§ **Exercise brief**
Take the data that follows and retype it word for word.

--- Begin ---

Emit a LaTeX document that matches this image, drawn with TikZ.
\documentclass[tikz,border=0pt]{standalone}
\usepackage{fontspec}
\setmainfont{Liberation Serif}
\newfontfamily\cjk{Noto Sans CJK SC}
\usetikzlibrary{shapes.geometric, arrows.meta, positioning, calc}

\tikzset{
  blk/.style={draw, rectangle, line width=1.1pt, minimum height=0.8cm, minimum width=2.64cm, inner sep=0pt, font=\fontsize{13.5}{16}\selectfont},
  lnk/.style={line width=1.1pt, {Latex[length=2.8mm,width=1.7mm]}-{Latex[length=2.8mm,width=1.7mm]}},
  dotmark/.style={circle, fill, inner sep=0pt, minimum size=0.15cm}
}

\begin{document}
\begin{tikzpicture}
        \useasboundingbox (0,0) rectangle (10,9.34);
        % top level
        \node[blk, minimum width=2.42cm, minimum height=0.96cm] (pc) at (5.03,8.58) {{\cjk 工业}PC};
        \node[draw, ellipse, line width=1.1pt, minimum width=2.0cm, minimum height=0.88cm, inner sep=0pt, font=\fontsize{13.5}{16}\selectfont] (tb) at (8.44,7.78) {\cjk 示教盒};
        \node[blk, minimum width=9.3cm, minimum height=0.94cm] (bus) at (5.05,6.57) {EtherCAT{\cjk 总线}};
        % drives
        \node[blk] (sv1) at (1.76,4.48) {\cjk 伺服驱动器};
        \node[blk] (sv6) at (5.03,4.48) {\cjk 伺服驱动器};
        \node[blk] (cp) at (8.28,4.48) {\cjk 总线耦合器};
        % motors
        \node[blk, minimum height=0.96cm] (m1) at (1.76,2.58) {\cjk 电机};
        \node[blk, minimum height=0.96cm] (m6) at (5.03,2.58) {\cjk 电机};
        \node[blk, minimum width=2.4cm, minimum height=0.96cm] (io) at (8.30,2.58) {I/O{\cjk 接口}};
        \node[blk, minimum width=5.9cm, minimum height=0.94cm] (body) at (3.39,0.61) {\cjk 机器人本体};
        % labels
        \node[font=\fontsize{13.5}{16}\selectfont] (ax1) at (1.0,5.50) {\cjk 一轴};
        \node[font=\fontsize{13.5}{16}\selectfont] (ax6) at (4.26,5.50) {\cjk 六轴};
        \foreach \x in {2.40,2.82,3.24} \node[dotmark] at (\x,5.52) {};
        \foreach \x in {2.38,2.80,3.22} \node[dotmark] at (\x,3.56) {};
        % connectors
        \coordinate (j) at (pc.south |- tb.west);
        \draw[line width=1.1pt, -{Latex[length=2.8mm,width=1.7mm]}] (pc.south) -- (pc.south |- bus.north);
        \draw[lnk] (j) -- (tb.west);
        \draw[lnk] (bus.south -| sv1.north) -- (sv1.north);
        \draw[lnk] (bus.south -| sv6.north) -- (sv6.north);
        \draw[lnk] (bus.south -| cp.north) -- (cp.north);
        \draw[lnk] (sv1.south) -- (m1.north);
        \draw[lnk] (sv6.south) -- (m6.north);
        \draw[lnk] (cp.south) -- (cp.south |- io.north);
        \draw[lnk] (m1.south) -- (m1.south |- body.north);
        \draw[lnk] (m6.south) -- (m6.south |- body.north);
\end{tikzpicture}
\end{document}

--- End ---

§ **Task output**
Emit a LaTeX document that matches this image, drawn with TikZ.
\documentclass[tikz,border=0pt]{standalone}
\usepackage{fontspec}
\setmainfont{Liberation Serif}
\newfontfamily\cjk{Noto Sans CJK SC}
\usetikzlibrary{shapes.geometric, arrows.meta, positioning, calc}

\tikzset{
  blk/.style={draw, rectangle, line width=1.1pt, minimum height=0.8cm, minimum width=2.64cm, inner sep=0pt, font=\fontsize{13.5}{16}\selectfont},
  lnk/.style={line width=1.1pt, {Latex[length=2.8mm,width=1.7mm]}-{Latex[length=2.8mm,width=1.7mm]}},
  dotmark/.style={circle, fill, inner sep=0pt, minimum size=0.15cm}
}

\begin{document}
\begin{tikzpicture}
        \useasboundingbox (0,0) rectangle (10,9.34);
        % top level
        \node[blk, minimum width=2.42cm, minimum height=0.96cm] (pc) at (5.03,8.58) {{\cjk 工业}PC};
        \node[draw, ellipse, line width=1.1pt, minimum width=2.0cm, minimum height=0.88cm, inner sep=0pt, font=\fontsize{13.5}{16}\selectfont] (tb) at (8.44,7.78) {\cjk 示教盒};
        \node[blk, minimum width=9.3cm, minimum height=0.94cm] (bus) at (5.05,6.57) {EtherCAT{\cjk 总线}};
        % drives
        \node[blk] (sv1) at (1.76,4.48) {\cjk 伺服驱动器};
        \node[blk] (sv6) at (5.03,4.48) {\cjk 伺服驱动器};
        \node[blk] (cp) at (8.28,4.48) {\cjk 总线耦合器};
        % motors
        \node[blk, minimum height=0.96cm] (m1) at (1.76,2.58) {\cjk 电机};
        \node[blk, minimum height=0.96cm] (m6) at (5.03,2.58) {\cjk 电机};
        \node[blk, minimum width=2.4cm, minimum height=0.96cm] (io) at (8.30,2.58) {I/O{\cjk 接口}};
        \node[blk, minimum width=5.9cm, minimum height=0.94cm] (body) at (3.39,0.61) {\cjk 机器人本体};
        % labels
        \node[font=\fontsize{13.5}{16}\selectfont] (ax1) at (1.0,5.50) {\cjk 一轴};
        \node[font=\fontsize{13.5}{16}\selectfont] (ax6) at (4.26,5.50) {\cjk 六轴};
        \foreach \x in {2.40,2.82,3.24} \node[dotmark] at (\x,5.52) {};
        \foreach \x in {2.38,2.80,3.22} \node[dotmark] at (\x,3.56) {};
        % connectors
        \coordinate (j) at (pc.south |- tb.west);
        \draw[line width=1.1pt, -{Latex[length=2.8mm,width=1.7mm]}] (pc.south) -- (pc.south |- bus.north);
        \draw[lnk] (j) -- (tb.west);
        \draw[lnk] (bus.south -| sv1.north) -- (sv1.north);
        \draw[lnk] (bus.south -| sv6.north) -- (sv6.north);
        \draw[lnk] (bus.south -| cp.north) -- (cp.north);
        \draw[lnk] (sv1.south) -- (m1.north);
        \draw[lnk] (sv6.south) -- (m6.north);
        \draw[lnk] (cp.south) -- (cp.south |- io.north);
        \draw[lnk] (m1.south) -- (m1.south |- body.north);
        \draw[lnk] (m6.south) -- (m6.south |- body.north);
\end{tikzpicture}
\end{document}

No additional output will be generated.